» Objective
Consider the records below. How many of their lines include the word "page"? State the number and nothing else.

━━ Raw records ━━

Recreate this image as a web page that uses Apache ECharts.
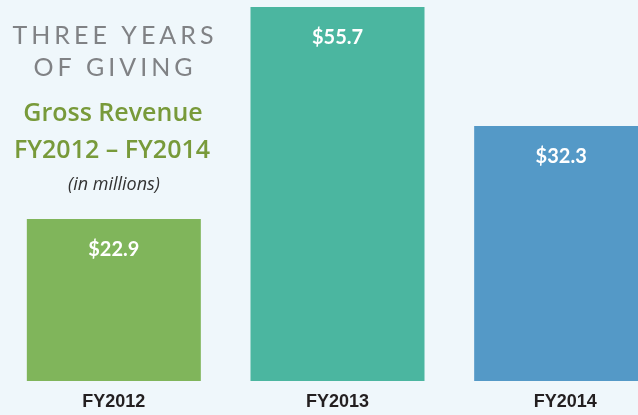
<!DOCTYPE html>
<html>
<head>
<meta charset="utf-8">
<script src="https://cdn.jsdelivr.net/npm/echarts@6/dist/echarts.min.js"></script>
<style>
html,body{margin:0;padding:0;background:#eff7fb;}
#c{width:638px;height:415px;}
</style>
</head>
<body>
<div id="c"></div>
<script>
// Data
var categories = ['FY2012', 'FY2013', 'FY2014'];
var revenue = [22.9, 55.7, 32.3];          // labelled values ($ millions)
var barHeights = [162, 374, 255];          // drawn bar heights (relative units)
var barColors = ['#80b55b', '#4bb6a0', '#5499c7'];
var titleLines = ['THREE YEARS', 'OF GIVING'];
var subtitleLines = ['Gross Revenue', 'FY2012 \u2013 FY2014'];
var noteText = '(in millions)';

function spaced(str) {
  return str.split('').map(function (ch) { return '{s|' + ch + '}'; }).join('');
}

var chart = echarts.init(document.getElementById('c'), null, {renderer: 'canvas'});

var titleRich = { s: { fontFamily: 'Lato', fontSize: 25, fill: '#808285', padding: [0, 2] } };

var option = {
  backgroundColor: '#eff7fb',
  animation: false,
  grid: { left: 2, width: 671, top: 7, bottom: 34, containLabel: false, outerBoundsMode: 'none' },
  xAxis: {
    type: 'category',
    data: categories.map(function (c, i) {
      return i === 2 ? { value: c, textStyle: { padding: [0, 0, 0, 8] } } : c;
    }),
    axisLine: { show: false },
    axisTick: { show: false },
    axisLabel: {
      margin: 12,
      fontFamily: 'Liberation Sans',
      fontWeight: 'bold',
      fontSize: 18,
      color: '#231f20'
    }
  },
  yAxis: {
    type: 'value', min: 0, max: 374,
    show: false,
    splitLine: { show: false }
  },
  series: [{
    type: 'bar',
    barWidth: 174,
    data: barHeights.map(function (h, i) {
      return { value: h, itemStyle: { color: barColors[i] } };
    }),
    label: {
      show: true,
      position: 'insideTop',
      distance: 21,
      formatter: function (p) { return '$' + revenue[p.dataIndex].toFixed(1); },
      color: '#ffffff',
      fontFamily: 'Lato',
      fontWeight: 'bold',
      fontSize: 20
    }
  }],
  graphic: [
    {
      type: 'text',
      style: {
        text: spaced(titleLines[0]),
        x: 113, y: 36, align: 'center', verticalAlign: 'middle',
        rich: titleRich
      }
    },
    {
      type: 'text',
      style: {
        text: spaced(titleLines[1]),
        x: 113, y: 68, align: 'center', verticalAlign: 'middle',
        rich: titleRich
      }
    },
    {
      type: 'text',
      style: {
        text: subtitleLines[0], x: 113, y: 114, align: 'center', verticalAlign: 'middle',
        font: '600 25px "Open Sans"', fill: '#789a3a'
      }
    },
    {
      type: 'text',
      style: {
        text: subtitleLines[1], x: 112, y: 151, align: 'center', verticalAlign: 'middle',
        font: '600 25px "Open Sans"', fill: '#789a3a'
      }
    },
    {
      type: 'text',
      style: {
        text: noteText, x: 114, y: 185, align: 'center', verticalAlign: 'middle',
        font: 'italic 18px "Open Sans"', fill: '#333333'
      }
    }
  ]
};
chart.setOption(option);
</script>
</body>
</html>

━━━
━━ Raw records ━━

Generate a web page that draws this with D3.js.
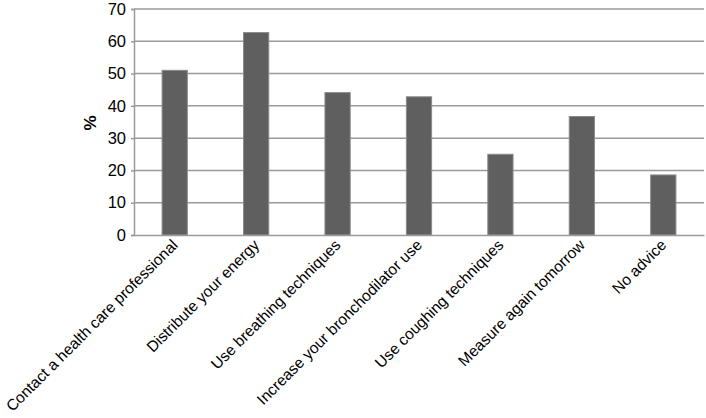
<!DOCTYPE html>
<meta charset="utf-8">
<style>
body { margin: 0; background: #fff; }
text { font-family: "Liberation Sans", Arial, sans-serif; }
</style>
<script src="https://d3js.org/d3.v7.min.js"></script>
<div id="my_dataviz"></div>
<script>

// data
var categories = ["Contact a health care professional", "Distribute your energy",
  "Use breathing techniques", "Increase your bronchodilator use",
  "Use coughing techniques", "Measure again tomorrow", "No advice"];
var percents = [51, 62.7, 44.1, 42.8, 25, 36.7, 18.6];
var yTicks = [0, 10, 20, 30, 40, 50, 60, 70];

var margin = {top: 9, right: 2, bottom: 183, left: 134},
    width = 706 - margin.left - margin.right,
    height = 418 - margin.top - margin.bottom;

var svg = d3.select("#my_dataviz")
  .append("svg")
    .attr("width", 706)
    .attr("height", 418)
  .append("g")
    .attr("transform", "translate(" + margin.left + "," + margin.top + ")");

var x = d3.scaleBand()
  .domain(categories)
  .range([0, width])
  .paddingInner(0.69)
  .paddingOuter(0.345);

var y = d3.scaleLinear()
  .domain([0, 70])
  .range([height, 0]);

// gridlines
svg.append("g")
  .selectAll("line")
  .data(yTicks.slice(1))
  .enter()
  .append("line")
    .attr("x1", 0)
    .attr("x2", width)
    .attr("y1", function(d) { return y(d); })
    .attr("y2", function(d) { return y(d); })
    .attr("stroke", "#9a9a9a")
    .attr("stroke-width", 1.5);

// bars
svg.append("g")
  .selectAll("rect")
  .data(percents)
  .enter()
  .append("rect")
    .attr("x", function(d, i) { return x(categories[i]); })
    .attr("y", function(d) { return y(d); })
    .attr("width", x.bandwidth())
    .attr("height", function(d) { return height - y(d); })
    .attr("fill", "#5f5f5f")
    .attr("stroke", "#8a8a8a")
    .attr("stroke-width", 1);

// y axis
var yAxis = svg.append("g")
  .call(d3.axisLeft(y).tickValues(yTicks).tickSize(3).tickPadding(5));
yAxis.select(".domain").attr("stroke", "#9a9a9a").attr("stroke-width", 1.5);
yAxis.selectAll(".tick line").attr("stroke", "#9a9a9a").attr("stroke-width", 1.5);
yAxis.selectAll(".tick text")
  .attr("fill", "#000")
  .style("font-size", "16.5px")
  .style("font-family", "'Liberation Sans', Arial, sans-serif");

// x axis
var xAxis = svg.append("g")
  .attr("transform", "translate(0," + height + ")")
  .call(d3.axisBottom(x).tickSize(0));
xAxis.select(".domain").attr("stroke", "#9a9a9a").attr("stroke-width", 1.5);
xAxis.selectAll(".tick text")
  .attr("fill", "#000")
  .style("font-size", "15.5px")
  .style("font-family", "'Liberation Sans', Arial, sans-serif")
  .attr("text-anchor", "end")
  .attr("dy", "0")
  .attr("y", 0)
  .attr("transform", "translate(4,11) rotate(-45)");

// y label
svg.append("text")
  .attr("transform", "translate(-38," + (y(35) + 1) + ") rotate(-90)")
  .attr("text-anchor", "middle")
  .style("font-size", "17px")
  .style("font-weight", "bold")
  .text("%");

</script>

━━━
━━ Raw records ━━

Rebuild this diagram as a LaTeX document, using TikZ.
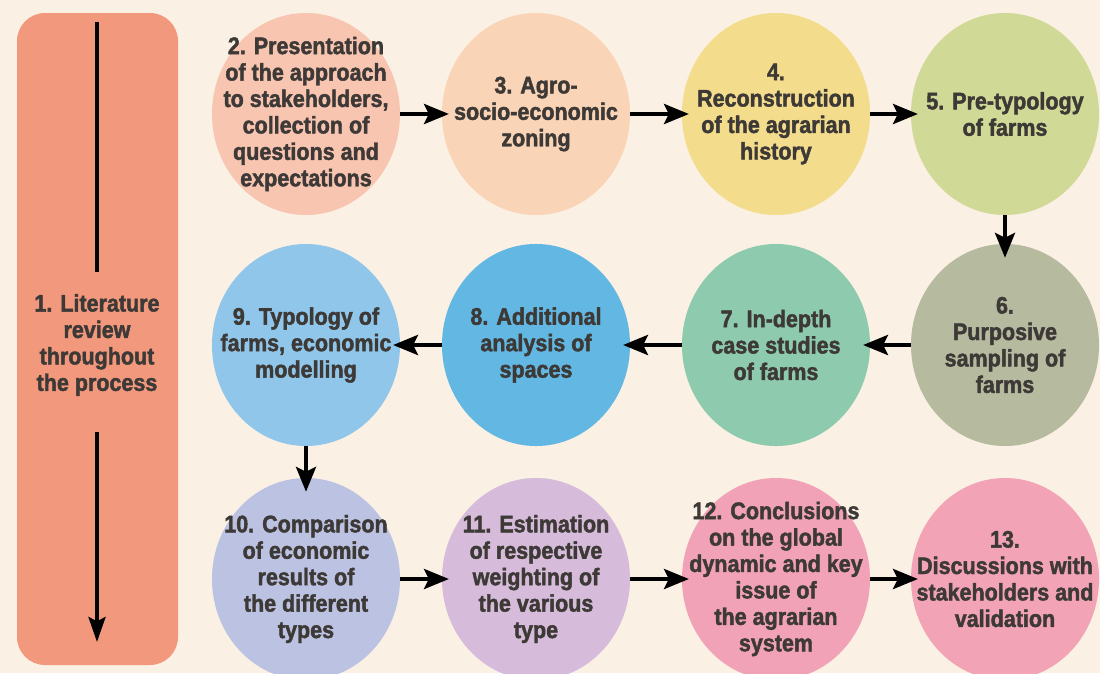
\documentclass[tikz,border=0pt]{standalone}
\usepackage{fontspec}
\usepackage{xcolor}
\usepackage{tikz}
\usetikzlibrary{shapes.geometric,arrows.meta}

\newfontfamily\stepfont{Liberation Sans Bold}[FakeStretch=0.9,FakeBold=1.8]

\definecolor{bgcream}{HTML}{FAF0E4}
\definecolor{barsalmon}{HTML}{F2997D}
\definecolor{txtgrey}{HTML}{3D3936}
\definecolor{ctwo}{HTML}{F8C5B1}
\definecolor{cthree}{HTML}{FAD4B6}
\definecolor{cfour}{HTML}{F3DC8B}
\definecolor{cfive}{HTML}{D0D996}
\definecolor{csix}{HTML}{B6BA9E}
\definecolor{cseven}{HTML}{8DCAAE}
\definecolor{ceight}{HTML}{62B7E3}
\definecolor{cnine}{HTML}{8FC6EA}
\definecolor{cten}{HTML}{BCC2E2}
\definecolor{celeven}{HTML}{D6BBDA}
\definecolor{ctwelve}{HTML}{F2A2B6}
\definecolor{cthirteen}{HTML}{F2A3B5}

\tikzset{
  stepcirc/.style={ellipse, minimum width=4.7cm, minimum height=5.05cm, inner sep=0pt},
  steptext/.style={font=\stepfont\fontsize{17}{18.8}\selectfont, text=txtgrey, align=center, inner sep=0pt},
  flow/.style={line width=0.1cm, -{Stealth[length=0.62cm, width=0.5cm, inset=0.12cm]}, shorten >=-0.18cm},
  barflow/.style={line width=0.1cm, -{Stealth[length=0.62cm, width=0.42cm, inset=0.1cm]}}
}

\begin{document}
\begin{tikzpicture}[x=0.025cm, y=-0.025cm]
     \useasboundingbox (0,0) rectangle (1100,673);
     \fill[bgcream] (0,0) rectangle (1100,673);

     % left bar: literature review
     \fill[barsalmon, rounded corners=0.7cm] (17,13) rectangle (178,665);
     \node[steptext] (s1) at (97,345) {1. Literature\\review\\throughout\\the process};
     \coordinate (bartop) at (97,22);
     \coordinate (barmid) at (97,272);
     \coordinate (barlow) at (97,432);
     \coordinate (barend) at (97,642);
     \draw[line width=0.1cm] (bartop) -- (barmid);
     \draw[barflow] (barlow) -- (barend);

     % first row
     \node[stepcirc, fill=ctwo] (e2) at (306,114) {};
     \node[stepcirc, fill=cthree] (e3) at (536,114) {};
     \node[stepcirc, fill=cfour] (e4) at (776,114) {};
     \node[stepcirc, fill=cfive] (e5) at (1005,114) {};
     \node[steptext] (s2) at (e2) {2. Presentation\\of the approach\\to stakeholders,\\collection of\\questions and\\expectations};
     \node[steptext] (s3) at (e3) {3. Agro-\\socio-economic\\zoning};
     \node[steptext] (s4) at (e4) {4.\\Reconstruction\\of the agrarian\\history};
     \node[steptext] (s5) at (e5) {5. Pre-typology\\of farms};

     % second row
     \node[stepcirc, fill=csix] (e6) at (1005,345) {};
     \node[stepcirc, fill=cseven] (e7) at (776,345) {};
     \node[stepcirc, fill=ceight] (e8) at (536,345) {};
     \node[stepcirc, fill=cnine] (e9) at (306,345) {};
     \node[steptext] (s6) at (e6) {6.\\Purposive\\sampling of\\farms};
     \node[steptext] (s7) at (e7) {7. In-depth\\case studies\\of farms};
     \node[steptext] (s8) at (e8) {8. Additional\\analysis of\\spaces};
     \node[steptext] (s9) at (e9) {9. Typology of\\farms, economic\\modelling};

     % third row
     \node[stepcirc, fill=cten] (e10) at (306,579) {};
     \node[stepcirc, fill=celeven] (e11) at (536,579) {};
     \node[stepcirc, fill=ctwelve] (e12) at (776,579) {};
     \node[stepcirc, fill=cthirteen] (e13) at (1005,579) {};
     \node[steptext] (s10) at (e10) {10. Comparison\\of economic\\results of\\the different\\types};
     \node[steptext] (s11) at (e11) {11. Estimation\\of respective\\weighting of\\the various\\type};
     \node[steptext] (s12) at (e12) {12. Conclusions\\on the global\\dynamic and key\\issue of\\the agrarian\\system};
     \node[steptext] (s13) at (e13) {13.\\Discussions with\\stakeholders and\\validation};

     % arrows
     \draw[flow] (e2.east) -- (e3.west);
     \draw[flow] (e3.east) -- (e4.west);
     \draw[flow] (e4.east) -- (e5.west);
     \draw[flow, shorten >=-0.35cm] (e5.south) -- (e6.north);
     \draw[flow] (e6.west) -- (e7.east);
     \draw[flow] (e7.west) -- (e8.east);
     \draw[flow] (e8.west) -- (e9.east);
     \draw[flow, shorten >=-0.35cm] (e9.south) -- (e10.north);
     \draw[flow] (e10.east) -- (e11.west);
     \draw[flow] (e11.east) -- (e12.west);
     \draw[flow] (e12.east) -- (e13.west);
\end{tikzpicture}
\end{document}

━━━

» Correct answer
2